Reuters editor-in-chief David Schlesinger called for an investigation into the incident at the time. However in a letter, Israel's senior military advocate-general told Reuters that the troops could not see whether Shana was operating a camera or a weapon and were justified in firing a shell packed with darts into the vehicle. Eight Palestinians aged between 12 and 20 were killed at the same time.
Brigadier general Avihai Mendelblit wrote: "The tank crew was unable to determine the nature of the object mounted on the tripod and positively identify it as an anti-tank missile, a mortar or a television camera."
Reuters said it was disturbed by the conclusion, saying it would curtail the freedom of the media to cover the conflict by giving soldiers a "free hand to kill without being sure that there were not firing on journalists".
Schlesinger said: "I'm extremely disappointed that this report condones a disproportionate use of deadly force in a situation the army itself admitted had not been analysed clearly. They would appear to take the view that any raising of a camera into position could garner a deadly response."
Shana had been in the area after Israel launched an air raid in a bid to kill Hamas gunmen who had attacked and killed three Israeli soldiers.
Two years before his death, Shana had been wounded in an Israeli air strike.
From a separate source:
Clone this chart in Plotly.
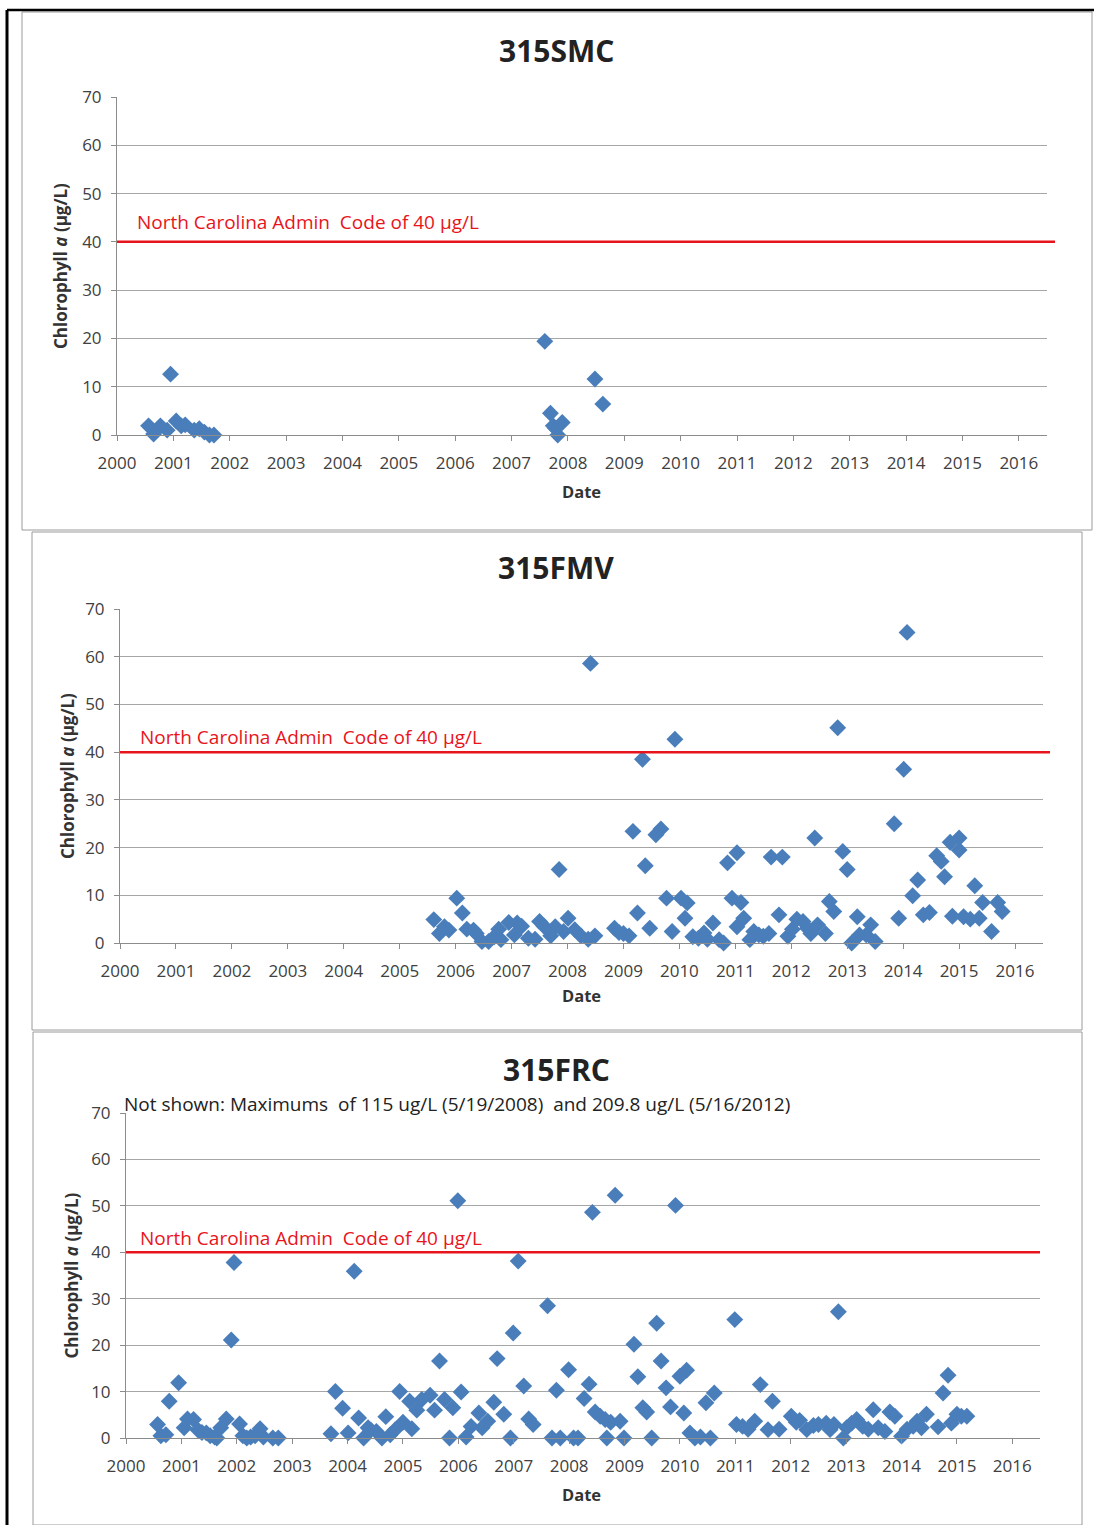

Reuters said that on this occasion, the vehicle in which he was travelling was also marked as being press.
The final moments of footage shot by Shana can be viewed .
It is the second time a Reuters cameraman has been killed by friendly fire in recent years after a camera has been mistaken for a weapon.
In the early days of the war in Iraq, US troops in Baghdad mistook a television camera for a rocket-propelled grenade launcher and killed Mazen Dana, 41.
He died while filming a mortar attack by Iraqi insurgents on a prison in the Iraqi capital.
A year later a TV journalist working for Arab satellite station Al-Arabiya was shot dead by US troops as he filmed a report in Baghdad.
In 2007 95 journalists and other media workers were killed with almost half of those deaths occurring in Iraq.
According to research by the World Association of Newspapers, 44 were killed in Iraq, with war- torn Somalia being the second deadliest place for journalists, with eight killed.